--- Set task ---
Extract, without alteration, each line from the start of the listing to the line bearing "import plotly.graph_objects as go".

--- Raw data ---
/---

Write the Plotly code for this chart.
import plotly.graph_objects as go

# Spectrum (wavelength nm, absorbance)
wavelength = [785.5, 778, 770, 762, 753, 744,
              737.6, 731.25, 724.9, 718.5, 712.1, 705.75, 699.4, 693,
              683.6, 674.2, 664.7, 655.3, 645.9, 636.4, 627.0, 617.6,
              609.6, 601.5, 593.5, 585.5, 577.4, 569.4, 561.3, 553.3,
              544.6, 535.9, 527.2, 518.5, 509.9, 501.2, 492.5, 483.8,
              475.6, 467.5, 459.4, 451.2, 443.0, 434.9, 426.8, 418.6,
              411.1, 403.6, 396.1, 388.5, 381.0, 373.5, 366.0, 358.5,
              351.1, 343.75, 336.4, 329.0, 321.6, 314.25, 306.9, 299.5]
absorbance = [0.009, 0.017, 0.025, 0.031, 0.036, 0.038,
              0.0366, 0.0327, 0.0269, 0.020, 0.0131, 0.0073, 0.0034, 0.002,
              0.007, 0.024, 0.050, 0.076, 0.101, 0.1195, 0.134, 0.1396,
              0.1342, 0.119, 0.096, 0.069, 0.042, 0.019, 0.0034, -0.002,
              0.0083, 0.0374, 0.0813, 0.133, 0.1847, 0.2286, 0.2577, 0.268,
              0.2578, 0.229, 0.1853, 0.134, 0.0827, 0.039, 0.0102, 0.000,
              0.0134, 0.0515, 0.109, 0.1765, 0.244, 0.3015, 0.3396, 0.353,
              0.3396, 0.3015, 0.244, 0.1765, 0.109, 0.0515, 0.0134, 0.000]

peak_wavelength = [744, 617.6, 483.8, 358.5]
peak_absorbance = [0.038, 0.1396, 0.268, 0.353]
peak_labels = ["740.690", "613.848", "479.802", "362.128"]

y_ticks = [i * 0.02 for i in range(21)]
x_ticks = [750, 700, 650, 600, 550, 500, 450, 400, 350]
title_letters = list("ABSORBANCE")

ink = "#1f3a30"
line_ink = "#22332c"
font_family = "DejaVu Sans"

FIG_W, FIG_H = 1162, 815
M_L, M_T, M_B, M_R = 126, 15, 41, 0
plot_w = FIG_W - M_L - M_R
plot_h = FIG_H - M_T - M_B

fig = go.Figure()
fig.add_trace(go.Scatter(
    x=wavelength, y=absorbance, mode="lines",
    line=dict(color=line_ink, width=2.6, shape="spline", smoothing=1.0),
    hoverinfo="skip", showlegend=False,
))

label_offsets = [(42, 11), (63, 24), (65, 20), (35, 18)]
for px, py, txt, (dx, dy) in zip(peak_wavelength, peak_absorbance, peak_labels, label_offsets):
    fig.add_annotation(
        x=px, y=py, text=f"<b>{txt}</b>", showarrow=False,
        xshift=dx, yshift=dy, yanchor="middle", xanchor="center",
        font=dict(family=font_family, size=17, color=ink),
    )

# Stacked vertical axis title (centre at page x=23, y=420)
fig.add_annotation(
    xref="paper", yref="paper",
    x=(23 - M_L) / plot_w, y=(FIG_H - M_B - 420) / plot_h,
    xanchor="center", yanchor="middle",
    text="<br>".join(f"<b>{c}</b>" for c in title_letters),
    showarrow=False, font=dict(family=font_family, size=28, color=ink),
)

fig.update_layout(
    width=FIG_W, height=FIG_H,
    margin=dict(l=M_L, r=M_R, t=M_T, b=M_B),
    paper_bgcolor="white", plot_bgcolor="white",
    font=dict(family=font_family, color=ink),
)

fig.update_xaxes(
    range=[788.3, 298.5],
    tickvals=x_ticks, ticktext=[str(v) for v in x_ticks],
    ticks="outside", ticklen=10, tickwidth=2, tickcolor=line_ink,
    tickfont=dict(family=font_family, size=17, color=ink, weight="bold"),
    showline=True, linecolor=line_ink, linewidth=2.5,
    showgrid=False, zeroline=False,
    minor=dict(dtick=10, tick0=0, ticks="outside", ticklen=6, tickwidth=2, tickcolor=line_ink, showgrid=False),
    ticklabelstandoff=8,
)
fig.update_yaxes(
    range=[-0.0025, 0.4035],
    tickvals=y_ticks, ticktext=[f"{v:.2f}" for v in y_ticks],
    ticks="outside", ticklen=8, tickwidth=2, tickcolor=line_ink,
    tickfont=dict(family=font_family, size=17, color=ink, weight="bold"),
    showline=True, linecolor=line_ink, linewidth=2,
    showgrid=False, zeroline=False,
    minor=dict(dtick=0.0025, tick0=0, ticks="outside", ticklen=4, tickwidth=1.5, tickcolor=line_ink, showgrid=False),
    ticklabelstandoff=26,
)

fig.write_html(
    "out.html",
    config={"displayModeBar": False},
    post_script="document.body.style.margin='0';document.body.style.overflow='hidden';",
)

\---

--- Answer to the task ---
Write the Plotly code for this chart.
import plotly.graph_objects as go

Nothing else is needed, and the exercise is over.